* begin DATASET SECTION *

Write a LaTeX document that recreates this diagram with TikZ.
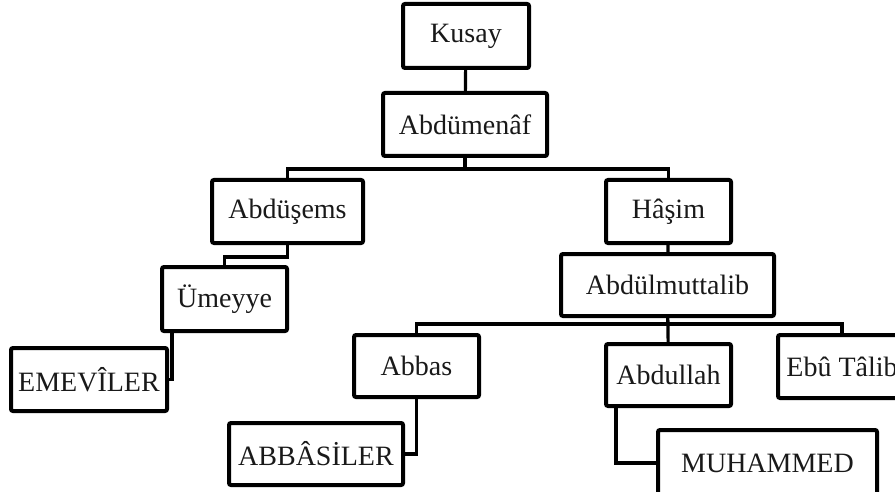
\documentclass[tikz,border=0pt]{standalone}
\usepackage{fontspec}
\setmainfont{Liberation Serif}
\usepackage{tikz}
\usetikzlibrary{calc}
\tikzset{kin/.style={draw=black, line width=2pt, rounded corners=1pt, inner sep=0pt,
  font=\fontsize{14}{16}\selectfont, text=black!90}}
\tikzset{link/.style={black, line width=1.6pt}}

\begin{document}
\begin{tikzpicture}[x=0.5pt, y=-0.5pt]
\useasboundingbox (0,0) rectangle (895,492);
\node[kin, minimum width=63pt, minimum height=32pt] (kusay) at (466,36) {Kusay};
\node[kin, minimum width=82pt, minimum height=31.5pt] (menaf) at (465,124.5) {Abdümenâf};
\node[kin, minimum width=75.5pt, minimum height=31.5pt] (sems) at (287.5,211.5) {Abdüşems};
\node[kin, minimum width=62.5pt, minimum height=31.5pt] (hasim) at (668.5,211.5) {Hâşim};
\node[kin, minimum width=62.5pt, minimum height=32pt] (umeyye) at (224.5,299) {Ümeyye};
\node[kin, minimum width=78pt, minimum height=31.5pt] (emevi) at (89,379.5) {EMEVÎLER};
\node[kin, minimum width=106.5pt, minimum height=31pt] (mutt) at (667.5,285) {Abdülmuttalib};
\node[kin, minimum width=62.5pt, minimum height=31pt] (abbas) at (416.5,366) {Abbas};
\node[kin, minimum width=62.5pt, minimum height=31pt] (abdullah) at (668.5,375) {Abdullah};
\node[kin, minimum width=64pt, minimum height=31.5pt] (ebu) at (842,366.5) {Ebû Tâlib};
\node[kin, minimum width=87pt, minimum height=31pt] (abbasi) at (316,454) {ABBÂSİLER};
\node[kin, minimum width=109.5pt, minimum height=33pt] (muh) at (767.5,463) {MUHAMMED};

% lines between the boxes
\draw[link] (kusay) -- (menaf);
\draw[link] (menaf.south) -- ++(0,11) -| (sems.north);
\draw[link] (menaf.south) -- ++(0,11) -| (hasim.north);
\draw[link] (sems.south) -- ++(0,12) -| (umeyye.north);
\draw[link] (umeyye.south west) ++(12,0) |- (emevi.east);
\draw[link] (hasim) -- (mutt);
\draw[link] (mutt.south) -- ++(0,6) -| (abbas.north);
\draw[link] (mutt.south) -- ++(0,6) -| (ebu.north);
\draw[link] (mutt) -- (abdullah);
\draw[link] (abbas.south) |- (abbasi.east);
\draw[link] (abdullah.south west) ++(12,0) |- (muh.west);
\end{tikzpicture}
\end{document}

* end DATASET SECTION *

◆ SHORT PROBLEM
Leaving out the pictures, repeat the data above exactly.

◆ ANSWER
Write a LaTeX document that recreates this diagram with TikZ.
\documentclass[tikz,border=0pt]{standalone}
\usepackage{fontspec}
\setmainfont{Liberation Serif}
\usepackage{tikz}
\usetikzlibrary{calc}
\tikzset{kin/.style={draw=black, line width=2pt, rounded corners=1pt, inner sep=0pt,
  font=\fontsize{14}{16}\selectfont, text=black!90}}
\tikzset{link/.style={black, line width=1.6pt}}

\begin{document}
\begin{tikzpicture}[x=0.5pt, y=-0.5pt]
\useasboundingbox (0,0) rectangle (895,492);
\node[kin, minimum width=63pt, minimum height=32pt] (kusay) at (466,36) {Kusay};
\node[kin, minimum width=82pt, minimum height=31.5pt] (menaf) at (465,124.5) {Abdümenâf};
\node[kin, minimum width=75.5pt, minimum height=31.5pt] (sems) at (287.5,211.5) {Abdüşems};
\node[kin, minimum width=62.5pt, minimum height=31.5pt] (hasim) at (668.5,211.5) {Hâşim};
\node[kin, minimum width=62.5pt, minimum height=32pt] (umeyye) at (224.5,299) {Ümeyye};
\node[kin, minimum width=78pt, minimum height=31.5pt] (emevi) at (89,379.5) {EMEVÎLER};
\node[kin, minimum width=106.5pt, minimum height=31pt] (mutt) at (667.5,285) {Abdülmuttalib};
\node[kin, minimum width=62.5pt, minimum height=31pt] (abbas) at (416.5,366) {Abbas};
\node[kin, minimum width=62.5pt, minimum height=31pt] (abdullah) at (668.5,375) {Abdullah};
\node[kin, minimum width=64pt, minimum height=31.5pt] (ebu) at (842,366.5) {Ebû Tâlib};
\node[kin, minimum width=87pt, minimum height=31pt] (abbasi) at (316,454) {ABBÂSİLER};
\node[kin, minimum width=109.5pt, minimum height=33pt] (muh) at (767.5,463) {MUHAMMED};

% lines between the boxes
\draw[link] (kusay) -- (menaf);
\draw[link] (menaf.south) -- ++(0,11) -| (sems.north);
\draw[link] (menaf.south) -- ++(0,11) -| (hasim.north);
\draw[link] (sems.south) -- ++(0,12) -| (umeyye.north);
\draw[link] (umeyye.south west) ++(12,0) |- (emevi.east);
\draw[link] (hasim) -- (mutt);
\draw[link] (mutt.south) -- ++(0,6) -| (abbas.north);
\draw[link] (mutt.south) -- ++(0,6) -| (ebu.north);
\draw[link] (mutt) -- (abdullah);
\draw[link] (abbas.south) |- (abbasi.east);
\draw[link] (abdullah.south west) ++(12,0) |- (muh.west);
\end{tikzpicture}
\end{document}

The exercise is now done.